The logic then was clear and compelling: AI’s rapid rise is delivering a double blow to asset-light industries. First, AI is disrupting margin expectations in software and IT services, prompting markets to reassess terminal value in these sectors. Second, tech giants—seeking to maintain compute-advantage competitiveness—are embarking on an unprecedented capital-expenditure cycle. Per Goldman Sachs data, the top five U.S. tech firms are expected to spend approximately $1.5 trillion on capex between 2023 and 2026—with 2026 alone projected to exceed $650 billion, surpassing their pre-AI-era cumulative total.
Goldman Sachs’ own data was equally striking: Since 2025, its capital-intensive portfolio (GSSTCAPI) has outperformed its asset-light portfolio (GSSTCAPL) by 35%. At the macro level, higher real interest rates, geopolitical fragmentation, and supply-chain reconfiguration are viewed as structural tailwinds for capital-intensive equities.
The Pivot: Indiscriminate Market Enthusiasm—Some Capital-Intensive Stocks Have Outrun Fundamentals
Yet just one month later, Goldman Sachs’ stance shifted markedly.

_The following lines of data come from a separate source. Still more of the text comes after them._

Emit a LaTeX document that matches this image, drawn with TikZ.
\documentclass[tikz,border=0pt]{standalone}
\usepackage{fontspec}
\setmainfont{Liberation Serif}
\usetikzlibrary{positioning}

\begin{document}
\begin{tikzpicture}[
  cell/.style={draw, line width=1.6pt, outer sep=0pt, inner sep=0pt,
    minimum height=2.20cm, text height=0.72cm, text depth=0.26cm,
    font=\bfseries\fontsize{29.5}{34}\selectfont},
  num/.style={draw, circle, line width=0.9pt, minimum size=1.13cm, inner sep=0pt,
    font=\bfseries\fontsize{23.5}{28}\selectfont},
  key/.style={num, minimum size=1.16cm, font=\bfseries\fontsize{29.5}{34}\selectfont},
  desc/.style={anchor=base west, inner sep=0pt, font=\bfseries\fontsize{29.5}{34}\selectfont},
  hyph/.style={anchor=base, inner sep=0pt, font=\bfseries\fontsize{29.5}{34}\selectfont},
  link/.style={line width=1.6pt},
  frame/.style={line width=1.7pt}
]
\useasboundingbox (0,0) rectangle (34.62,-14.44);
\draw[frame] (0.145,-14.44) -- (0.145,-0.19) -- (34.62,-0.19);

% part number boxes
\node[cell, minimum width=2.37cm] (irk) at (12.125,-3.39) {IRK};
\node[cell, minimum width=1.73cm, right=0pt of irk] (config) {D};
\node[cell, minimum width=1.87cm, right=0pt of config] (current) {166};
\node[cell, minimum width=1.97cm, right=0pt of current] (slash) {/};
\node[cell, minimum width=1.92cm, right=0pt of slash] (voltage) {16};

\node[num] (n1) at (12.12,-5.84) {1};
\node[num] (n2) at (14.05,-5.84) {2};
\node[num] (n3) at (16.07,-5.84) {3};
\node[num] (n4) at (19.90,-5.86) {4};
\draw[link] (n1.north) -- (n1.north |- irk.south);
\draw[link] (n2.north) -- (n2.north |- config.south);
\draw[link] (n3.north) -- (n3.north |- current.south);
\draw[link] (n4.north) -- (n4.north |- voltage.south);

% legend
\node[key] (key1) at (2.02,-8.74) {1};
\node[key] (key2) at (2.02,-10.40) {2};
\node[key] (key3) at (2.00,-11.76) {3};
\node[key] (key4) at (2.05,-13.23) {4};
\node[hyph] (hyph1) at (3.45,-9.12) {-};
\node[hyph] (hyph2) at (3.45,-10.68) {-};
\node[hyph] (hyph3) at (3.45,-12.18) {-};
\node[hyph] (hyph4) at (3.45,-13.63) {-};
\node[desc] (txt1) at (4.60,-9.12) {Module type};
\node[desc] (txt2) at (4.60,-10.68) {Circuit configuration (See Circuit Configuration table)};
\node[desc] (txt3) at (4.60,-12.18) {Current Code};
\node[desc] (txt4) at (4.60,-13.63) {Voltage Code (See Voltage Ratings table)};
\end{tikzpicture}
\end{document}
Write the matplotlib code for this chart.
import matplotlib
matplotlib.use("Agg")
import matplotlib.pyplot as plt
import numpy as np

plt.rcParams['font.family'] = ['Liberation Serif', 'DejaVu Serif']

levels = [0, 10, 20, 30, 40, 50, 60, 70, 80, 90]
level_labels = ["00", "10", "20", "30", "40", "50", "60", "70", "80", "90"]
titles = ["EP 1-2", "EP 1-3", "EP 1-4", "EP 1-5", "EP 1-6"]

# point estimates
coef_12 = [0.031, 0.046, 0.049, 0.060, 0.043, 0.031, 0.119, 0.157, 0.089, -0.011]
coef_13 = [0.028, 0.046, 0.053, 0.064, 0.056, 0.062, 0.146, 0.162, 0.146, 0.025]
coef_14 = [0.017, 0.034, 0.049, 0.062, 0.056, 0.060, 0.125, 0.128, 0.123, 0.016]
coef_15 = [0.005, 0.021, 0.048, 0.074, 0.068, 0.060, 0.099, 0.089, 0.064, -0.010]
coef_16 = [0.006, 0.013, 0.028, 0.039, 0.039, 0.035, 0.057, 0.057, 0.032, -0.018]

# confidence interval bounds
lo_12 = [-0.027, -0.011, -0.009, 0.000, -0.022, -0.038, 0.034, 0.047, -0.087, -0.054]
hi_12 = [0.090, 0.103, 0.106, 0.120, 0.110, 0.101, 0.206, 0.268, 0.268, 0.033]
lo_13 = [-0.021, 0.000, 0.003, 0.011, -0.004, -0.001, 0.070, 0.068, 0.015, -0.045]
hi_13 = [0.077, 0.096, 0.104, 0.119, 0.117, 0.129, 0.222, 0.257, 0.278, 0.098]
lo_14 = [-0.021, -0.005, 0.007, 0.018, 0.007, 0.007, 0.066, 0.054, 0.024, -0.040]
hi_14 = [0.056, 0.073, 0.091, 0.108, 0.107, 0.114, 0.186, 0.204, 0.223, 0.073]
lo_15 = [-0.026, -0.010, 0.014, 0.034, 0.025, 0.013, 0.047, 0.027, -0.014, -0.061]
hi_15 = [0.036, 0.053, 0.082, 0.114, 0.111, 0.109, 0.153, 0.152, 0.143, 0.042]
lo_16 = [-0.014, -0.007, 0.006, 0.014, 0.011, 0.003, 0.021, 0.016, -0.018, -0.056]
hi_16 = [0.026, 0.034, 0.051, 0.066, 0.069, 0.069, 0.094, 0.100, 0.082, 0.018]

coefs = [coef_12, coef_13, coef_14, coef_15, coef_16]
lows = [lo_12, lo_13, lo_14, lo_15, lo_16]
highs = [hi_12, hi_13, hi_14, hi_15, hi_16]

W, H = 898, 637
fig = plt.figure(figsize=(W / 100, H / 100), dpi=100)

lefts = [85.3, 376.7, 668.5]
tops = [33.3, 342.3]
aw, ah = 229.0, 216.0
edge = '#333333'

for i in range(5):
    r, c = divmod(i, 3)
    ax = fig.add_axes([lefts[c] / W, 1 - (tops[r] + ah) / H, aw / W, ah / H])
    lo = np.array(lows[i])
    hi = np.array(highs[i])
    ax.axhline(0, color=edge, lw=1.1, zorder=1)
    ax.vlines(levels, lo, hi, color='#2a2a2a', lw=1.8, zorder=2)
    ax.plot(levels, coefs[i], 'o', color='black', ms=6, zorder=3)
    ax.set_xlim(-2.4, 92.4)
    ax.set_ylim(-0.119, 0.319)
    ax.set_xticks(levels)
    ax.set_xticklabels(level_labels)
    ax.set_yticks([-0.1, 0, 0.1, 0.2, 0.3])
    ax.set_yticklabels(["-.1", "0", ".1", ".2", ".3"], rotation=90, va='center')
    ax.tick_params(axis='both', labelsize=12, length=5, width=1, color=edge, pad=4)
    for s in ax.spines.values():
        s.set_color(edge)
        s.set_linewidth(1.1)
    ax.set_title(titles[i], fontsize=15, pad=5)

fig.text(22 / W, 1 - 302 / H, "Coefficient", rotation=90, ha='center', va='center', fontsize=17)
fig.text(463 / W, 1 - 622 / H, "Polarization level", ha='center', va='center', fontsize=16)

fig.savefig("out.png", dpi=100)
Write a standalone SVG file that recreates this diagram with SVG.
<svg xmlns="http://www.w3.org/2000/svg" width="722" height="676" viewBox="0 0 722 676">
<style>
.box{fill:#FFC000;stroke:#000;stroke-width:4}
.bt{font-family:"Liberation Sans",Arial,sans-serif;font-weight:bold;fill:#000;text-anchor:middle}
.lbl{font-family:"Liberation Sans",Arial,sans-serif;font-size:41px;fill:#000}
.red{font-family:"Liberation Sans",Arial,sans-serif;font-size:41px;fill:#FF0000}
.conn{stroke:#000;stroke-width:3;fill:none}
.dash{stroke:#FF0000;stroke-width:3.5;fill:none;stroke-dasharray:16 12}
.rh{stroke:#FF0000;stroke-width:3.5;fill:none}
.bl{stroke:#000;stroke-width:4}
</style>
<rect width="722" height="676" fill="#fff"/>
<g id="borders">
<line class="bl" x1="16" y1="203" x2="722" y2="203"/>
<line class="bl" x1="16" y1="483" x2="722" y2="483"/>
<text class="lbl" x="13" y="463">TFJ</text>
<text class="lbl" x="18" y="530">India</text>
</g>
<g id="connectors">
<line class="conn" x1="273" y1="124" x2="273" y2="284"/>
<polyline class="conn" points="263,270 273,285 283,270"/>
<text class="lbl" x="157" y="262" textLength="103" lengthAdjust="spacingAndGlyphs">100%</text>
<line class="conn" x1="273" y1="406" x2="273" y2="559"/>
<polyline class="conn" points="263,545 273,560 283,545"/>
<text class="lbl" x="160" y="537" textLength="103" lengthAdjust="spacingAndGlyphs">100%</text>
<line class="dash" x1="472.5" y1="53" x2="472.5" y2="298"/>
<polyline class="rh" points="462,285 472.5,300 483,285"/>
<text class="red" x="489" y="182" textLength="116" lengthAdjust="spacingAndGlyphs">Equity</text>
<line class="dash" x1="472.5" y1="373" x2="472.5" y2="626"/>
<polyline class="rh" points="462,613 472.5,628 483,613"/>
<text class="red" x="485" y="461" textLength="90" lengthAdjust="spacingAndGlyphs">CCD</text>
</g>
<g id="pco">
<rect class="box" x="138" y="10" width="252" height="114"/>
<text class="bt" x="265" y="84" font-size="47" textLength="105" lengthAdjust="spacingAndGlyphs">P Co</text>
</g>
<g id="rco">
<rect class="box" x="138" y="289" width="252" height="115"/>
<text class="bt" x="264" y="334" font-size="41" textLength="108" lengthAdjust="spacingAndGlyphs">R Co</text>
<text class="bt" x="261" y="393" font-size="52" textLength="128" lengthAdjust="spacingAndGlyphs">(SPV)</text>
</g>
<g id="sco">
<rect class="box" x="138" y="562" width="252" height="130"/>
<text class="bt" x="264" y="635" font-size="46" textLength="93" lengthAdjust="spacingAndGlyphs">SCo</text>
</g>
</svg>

In his latest report, Mourad notes that companies in the GSXUHALT basket are those riding the broad capital-intensive rally despite lacking earnings growth prospects and delivering returns demonstrably inferior to high-quality HALO names. In other words, in chasing the “AI-immune” attribute, investors have flooded all capital-intensive stocks indiscriminately—no longer distinguishing between quality tiers.
Data corroborates this view: The GSXUHALT basket’s gains have actually outpaced those of the high-quality, highly asset-intensive basket (GSTHHAIR), meaning low-return, no-growth capital-intensive stocks have outperformed peers with genuine competitive moats. Meanwhile, the basket’s share-price trajectory remained broadly aligned with earnings expectations until late last year—after which it diverged sharply.
In constructing the GSXUHALT basket, Goldman Sachs selected firms from the Russell 1000 operating in the most asset-intensive industries, excluding any linked to long-term trends such as satellites, robotics, quantum computing, or AI—retaining only those with significant year-to-date price appreciation but flat or downwardly revised earnings expectations. The basket’s average asset-intensity ratio stands at ~1.4.
Valuation Signal: The Capital-Intensive Premium Is Now at Historically Modest-Plus Levels
Goldman Sachs’ research last month already noted that capital-intensive stocks currently trade at a valuation premium relative to asset-light peers. As of last month, the P/E premium stood at ~3%, placing it at the 62nd percentile over several decades—still below historical peaks seen in 2004, 2012, and 2022, but no longer cheap.

Since November last year, Goldman Sachs’ industry-neutral capital-intensive basket (GSTHHAIR) has outperformed its asset-light counterpart (GSTHLAIR) by ~20%. In Goldman Sachs’ view, this recent strength stems from intense investor demand for “AI-immune” assets—i.e., tangible, physical-asset stocks historically underperforming and perceived as resistant to AI-driven disruption.
Goldman Sachs recommends pairing the GSXUHALT short position with its favored thematic long opportunities. The report notes that the recent market correction has created the largest “buy-the-dip” opportunity across global equities since “Liberation Day,” allowing investors to short capital-intensive stocks lacking fundamental support while establishing long exposure in areas backed by durable secular trends.
Underpinning this strategic pivot is Goldman Sachs’ explicit assessment of intra-HALO divergence: Not all capital-intensive stocks merit holding. The time has come to differentiate rigorously between those with genuine competitive moats and upward earnings momentum—and those merely hitching a ride on the “capital-intensive” label.